Wednesday, May 14, 2008

Staying ahead of the game

I just saw a question on the Fast Company web site asking “Why didn’t AOL leverage its community to become what Facebook is?”

Since the people who makeup AOL are just folks like you and me, the problem has more to do with corporate culture than with the individuals within the company.

At the end of the 1970s I got tired of the get hired, work a few months and get laid off cycle common for an electrician working for small contractors. I started my own burglar alarm business, later going into partnership with another alarm company.

Owning and managing a small business taught me to pay attention to industry trends and always look for new ideas, methods, and products. My business partner was much older than I and ready to retire, but I couldn’t afford to buy him out and have enough cash to run the business. We sold the business and I went to work as a manager for a defense contractor.

Working for that large company, I found them focused on daily operations to the exclusion of looking for new ideas and methods. In the book “Barbarians to Bureaucrats” Lawrence M. Miller, the author, talks about the stages that organizations go through and some of those stages are driven by size. The bigger an organization gets, the more it must rely on people following the established processes. The upside is that it gets the daily work done efficiently and on time. The down side is that it makes it harder to get new ideas considered.

All businesses are started by an idea for a product or service, an individual or small group of individuals bring that idea to market. At some point the culture changes from getting the new idea to market and accepted to producing the product or delivering the service.

Profit abhors waste! Free time for your workers is not free, they are being paid for their time, so the system is designed to eliminate paid-for-but-unfocused free time in their daily schedule. The problem is that an awful lot of new ideas come out of just sitting and thinking “what if ..” or “what is a better way to do ...”.

There are two key steps to ensuring that your company doesn’t fall in this trap. First, ensure that everyone has some time to look at your industry and seen what the trends are. I mean everyone, not just your senior executives and it must be part of their working day. If you’re not willing to spend your money (in the form of time) to keep up with your industry, why would you expect your employees to spend their money (in the form of their free time) to keep up with your industry?

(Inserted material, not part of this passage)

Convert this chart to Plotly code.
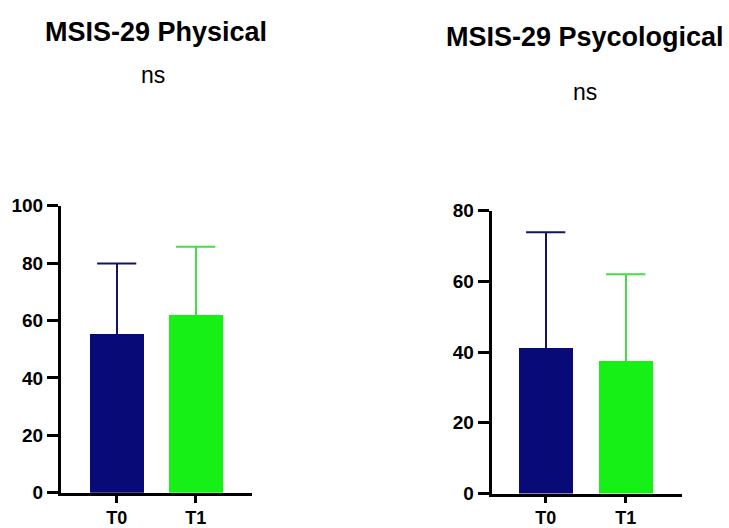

Second, you must have a process for even the cleaning staff to suggest new ideas. Remember that people will tell you about things they think are useful and cool and that’s what your customers want. Things that are useful and cool. In most cases the person reporting the idea will not know how to present that new and cool idea or how to monazite it. They just know it’s cool and they like it.

Management’s job is to collect these new ideas, then research them, separate out the ideas that represent real opportunities for your business, and lastly to figure out how to make money from that idea.

If that sounds like a lot of effort, that’s why it’s called work. It’s also the cost you must pay to not be caught making wagon wheels while some modern day Henry Ford is producing the Model T.